═════ Source excerpt ═════
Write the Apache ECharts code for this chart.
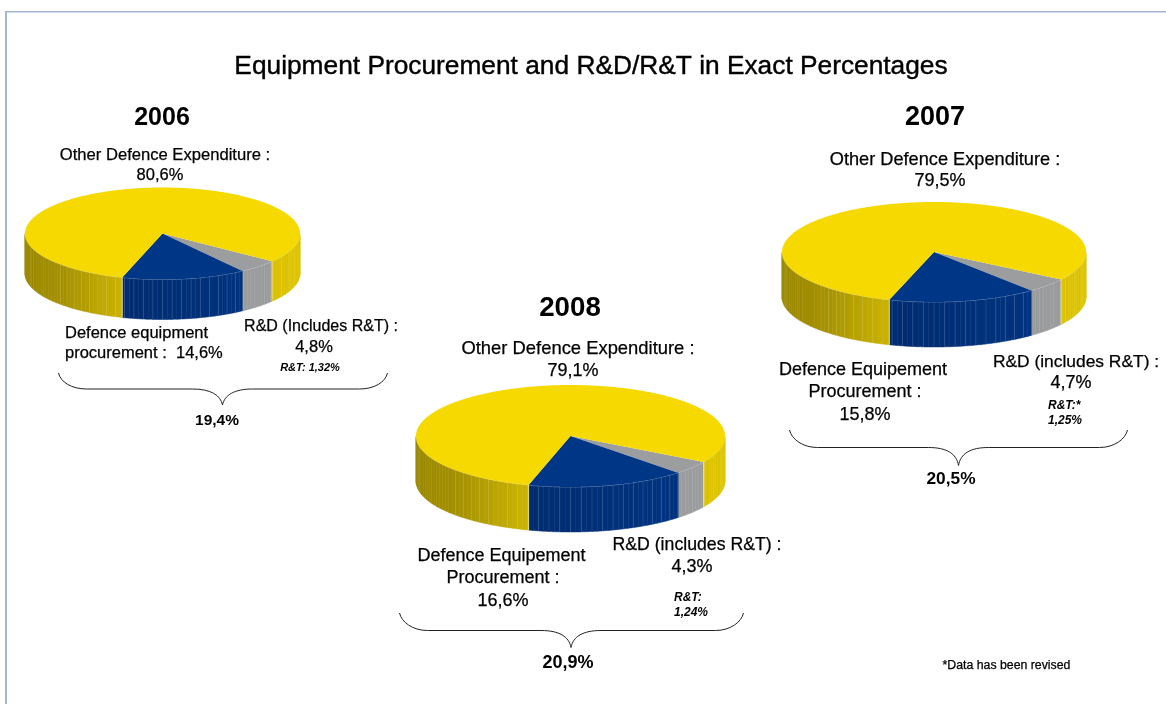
<!DOCTYPE html>
<html>
<head>
    <meta charset="utf-8">
    <title>Equipment Procurement and R&amp;D/R&amp;T</title>
    <script src="https://cdn.jsdelivr.net/npm/echarts@6/dist/echarts.min.js"></script>
    <style>
        html, body { margin: 0; padding: 0; background: #fff; }
    </style>
</head>
<body>
    <div id="main" style="width:1166px;height:704px;"></div>
<script>
var chartTitle = 'Equipment Procurement and R&D/R&T in Exact Percentages';
var footNote = '*Data has been revised';
var years = ['2006', '2007', '2008'];
var sliceNames = ['R&D', 'Procurement', 'Other'];
var rdShare = [4.8, 4.7, 4.3];
var procurementShare = [14.6, 15.8, 16.6];
var otherShare = [80.6, 79.5, 79.1];
var rtShare = ['1,32', '1,25', '1,24'];
var totals = ['19,4%', '20,5%', '20,9%'];

// where each pie sits on the page
var pieBoxes = [
    {cx: 162.5, cy: 233.5, rx: 137.5, ry: 46, depth: 40, start: 127.2},
    {cx: 934, cy: 252, rx: 152, ry: 50, depth: 45, start: 123.3},
    {cx: 570.5, cy: 436, rx: 154.5, ry: 51, depth: 45, start: 120.5}
];
var sliceTop = ['#9c9d9f', '#003686', '#f5d900'];

function lerpColor(stops, t) {
    var i = 0;
    while (i < stops.length - 2 && t > stops[i + 1][0]) i++;
    var a = stops[i], b = stops[i + 1];
    var k = Math.max(0, Math.min(1, (t - a[0]) / (b[0] - a[0])));
    var c = [0, 1, 2].map(function (n) {
        return Math.round(a[1][n] + (b[1][n] - a[1][n]) * k);
    });
    return 'rgb(' + c.join(',') + ')';
}
var wallStops = [
    [[0, [155, 156, 158]], [1, [155, 156, 158]]],
    [[0, [0, 42, 108]], [0.3, [0, 43, 110]], [0.8, [0, 51, 127]], [1, [0, 51, 127]]],
    [[0, [155, 136, 0]], [0.14, [165, 145, 0]], [0.33, [200, 177, 0]], [1, [222, 196, 0]]]
];

function makeRenderItem(box) {
    var px = function (a) { return box.cx + box.rx * Math.sin(a * Math.PI / 180); };
    var py = function (a) { return box.cy - box.ry * Math.cos(a * Math.PI / 180); };
    var arc = function (a0, a1, dy) {
        var pts = [];
        var n = Math.max(2, Math.ceil((a1 - a0) * 2));
        for (var i = 0; i <= n; i++) {
            var a = a0 + (a1 - a0) * i / n;
            pts.push([px(a), py(a) + dy]);
        }
        return pts;
    };
    return function (params, api) {
        var a0 = box.start + api.value(1) * 3.6;
        var a1 = a0 + api.value(0) * 3.6;
        var idx = params.dataIndex;
        var children = [];
        var seams = [];
        // side wall, only the part that faces us, shaded in 2 degree steps
        [0, 360].forEach(function (k) {
            var lo = Math.max(a0, 90 + k), hi = Math.min(a1, 270 + k);
            if (hi <= lo) return;
            var a = lo;
            while (a < hi - 0.001) {
                var next = Math.min(hi, (Math.floor(a / 2 + 1e-6) + 1) * 2);
                var top = arc(a, next, 0), bottom = arc(a, next, box.depth).reverse();
                var t = (px((a + next) / 2) - box.cx + box.rx) / (2 * box.rx);
                var col = lerpColor(wallStops[idx], t);
                children.push({
                    type: 'polygon', shape: {points: top.concat(bottom)},
                    style: {fill: col, stroke: col, lineWidth: 0.5}
                });
                var fromDown = next - k - 180;
                // seams every 4 degrees, thinning out towards the right of the wall
                var onSeam = next % 4 === 0 && !(fromDown < -50 && next % 8 === 4);
                if (next < hi && onSeam && fromDown < 49 && fromDown > -76) {
                    seams.push({
                        type: 'line',
                        shape: {x1: px(next), y1: py(next), x2: px(next), y2: py(next) + box.depth},
                        style: {stroke: 'rgba(255,255,255,' + (idx === 0 ? 0.05 : 0.12) + ')', lineWidth: 1}
                    });
                }
                a = next;
            }
            seams.push({
                type: 'polyline', shape: {points: arc(lo, hi, 0)},
                style: {fill: null, stroke: 'rgba(255,255,255,0.3)', lineWidth: 1}
            });
        });
        children = children.concat(seams);
        // light seam where the yellow slice starts and ends on the wall
        if (idx === 2) {
            [a0, a1].forEach(function (a) {
                children.push({
                    type: 'line',
                    shape: {x1: px(a), y1: py(a), x2: px(a), y2: py(a) + box.depth},
                    style: {stroke: 'rgba(255,255,255,0.55)', lineWidth: 1}
                });
            });
        }
        // top face
        var pts = [[box.cx, box.cy]].concat(arc(a0, a1, 0));
        children.push({
            type: 'polygon', shape: {points: pts},
            style: {fill: sliceTop[idx]}
        });
        return {type: 'group', children: children};
    };
}

var series = years.map(function (year, i) {
    var values = [rdShare[i], procurementShare[i], otherShare[i]];
    var cum = 0;
    var rows = values.map(function (v, j) {
        var row = {name: sliceNames[j], value: [v, cum]};
        cum += v;
        return row;
    });
    return {
        type: 'custom',
        name: year,
        coordinateSystem: 'none',
        silent: true,
        renderItem: makeRenderItem(pieBoxes[i]),
        data: rows
    };
});

function txt(text, x, y, size, opt) {
    opt = opt || {};
    return {
        type: 'text', x: x, y: y + 1, silent: true,
        style: {
            text: text, fill: '#000',
            stroke: opt.bold ? null : '#000', lineWidth: opt.bold ? 0 : 0.25,
            font: (opt.italic ? 'italic ' : '') + (opt.bold ? 'bold ' : '') + size + 'px "Liberation Sans"',
            align: opt.left ? 'left' : 'center', verticalAlign: 'middle'
        }
    };
}
// curly bracket under a pie, made of four curves and two straight runs
function brace(x0, x1, peak, y0, y1, y2) {
    var st = {fill: null, stroke: '#222', lineWidth: 1};
    var curve = function (ax, ay, c1x, c1y, c2x, c2y, bx, by) {
        return {type: 'bezierCurve', silent: true, style: st,
            shape: {x1: ax, y1: ay, cpx1: c1x, cpy1: c1y, cpx2: c2x, cpy2: c2y, x2: bx, y2: by}};
    };
    var run = function (ax, bx) {
        return {type: 'line', silent: true, style: st, shape: {x1: ax, y1: y1, x2: bx, y2: y1}};
    };
    return {
        type: 'group',
        children: [
            curve(x0, y0, x0 + 2, y0 + 9, x0 + 13, y1, x0 + 28, y1),
            run(x0 + 28, peak - 30),
            curve(peak - 30, y1, peak - 12, y1, peak - 2, y1 + 6, peak, y2),
            curve(peak, y2, peak + 2, y1 + 6, peak + 12, y1, peak + 30, y1),
            run(peak + 30, x1 - 28),
            curve(x1 - 28, y1, x1 - 13, y1, x1 - 2, y0 + 9, x1, y0)
        ]
    };
}
var pct = function (v) { return String(v).replace('.', ',') + '%'; };

var graphics = [
    {type: 'line', silent: true, shape: {x1: 5, y1: 11.75, x2: 1166, y2: 11.75}, style: {stroke: '#a3b8d0', lineWidth: 1.5}},
    {type: 'line', silent: true, shape: {x1: 6, y1: 11, x2: 6, y2: 704}, style: {stroke: '#a3b8d0', lineWidth: 2}},

    txt(years[0], 162, 117, 25, {bold: true}),
    txt('Other Defence Expenditure :', 165, 154, 16.6),
    txt(pct(otherShare[0]), 160, 174, 16.5),
    txt('Defence equipment', 65, 332, 16.5, {left: true}),
    txt('procurement :  ' + pct(procurementShare[0]), 65, 352, 16.5, {left: true}),
    txt('R&D (Includes R&T) :', 321, 326, 16),
    txt(pct(rdShare[0]), 314, 346, 16.5),
    txt('R&T: ' + rtShare[0] + '%', 310, 367, 11, {bold: true, italic: true}),
    txt(totals[0], 217, 420, 15.5, {bold: true}),
    brace(58.5, 387.5, 222.5, 373, 389, 405),

    txt(years[1], 935, 117, 27, {bold: true}),
    txt('Other Defence Expenditure :', 945, 159, 18.2),
    txt(pct(otherShare[1]), 940, 180, 18),
    txt('Defence Equipement', 863, 369, 18),
    txt('Procurement :', 865, 391, 18),
    txt(pct(procurementShare[1]), 865, 414, 18),
    txt('R&D (includes R&T) :', 1076, 361, 17.4),
    txt(pct(rdShare[1]), 1071, 382, 18),
    txt('R&T:*', 1048, 405, 12, {bold: true, italic: true, left: true}),
    txt(rtShare[1] + '%', 1048, 420, 12, {bold: true, italic: true, left: true}),
    txt(totals[1], 951, 478, 17.3, {bold: true}),
    brace(789.5, 1127.5, 958.5, 430, 447.5, 465.5),

    txt(years[2], 570, 307, 27.7, {bold: true}),
    txt('Other Defence Expenditure :', 578, 348, 18.4),
    txt(pct(otherShare[2]), 573, 370, 18),
    txt('Defence Equipement', 501.5, 555, 18),
    txt('Procurement :', 503, 577, 18),
    txt(pct(procurementShare[2]), 503, 600, 18),
    txt('R&D (includes R&T) :', 697, 544, 17.7),
    txt(pct(rdShare[2]), 692, 566, 18),
    txt('R&T:', 674, 597, 12, {bold: true, italic: true, left: true}),
    txt(rtShare[2] + '%', 674, 612, 12, {bold: true, italic: true, left: true}),
    txt(totals[2], 568, 662, 18, {bold: true}),
    brace(399.5, 743.5, 571, 613, 630.5, 647.5),

    txt(footNote, 1006.5, 665, 12.3)
];

var myChart = echarts.init(document.getElementById('main'));
var option = {
    animation: false,
    backgroundColor: '#fff',
    title: {
        text: chartTitle,
        left: 586,
        top: 62,
        textAlign: 'center',
        textVerticalAlign: 'middle',
        textStyle: {
            color: '#000', fontFamily: 'Liberation Sans', fontSize: 26.3, fontWeight: 'normal',
            textBorderColor: '#000', textBorderWidth: 0.4
        }
    },
    graphic: graphics,
    series: series
};
myChart.setOption(option);
</script>
</body>
</html>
═════
» Exercise requirements:
Without any pictures, reproduce the lines from the first one in the material through the line that has "var totals = ['19,4%', '20,5%', '20,9%'];", exactly as they appear.

» The reply:
Write the Apache ECharts code for this chart.
<!DOCTYPE html>
<html>
<head>
    <meta charset="utf-8">
    <title>Equipment Procurement and R&amp;D/R&amp;T</title>
    <script src="https://cdn.jsdelivr.net/npm/echarts@6/dist/echarts.min.js"></script>
    <style>
        html, body { margin: 0; padding: 0; background: #fff; }
    </style>
</head>
<body>
    <div id="main" style="width:1166px;height:704px;"></div>
<script>
var chartTitle = 'Equipment Procurement and R&D/R&T in Exact Percentages';
var footNote = '*Data has been revised';
var years = ['2006', '2007', '2008'];
var sliceNames = ['R&D', 'Procurement', 'Other'];
var rdShare = [4.8, 4.7, 4.3];
var procurementShare = [14.6, 15.8, 16.6];
var otherShare = [80.6, 79.5, 79.1];
var rtShare = ['1,32', '1,25', '1,24'];
var totals = ['19,4%', '20,5%', '20,9%'];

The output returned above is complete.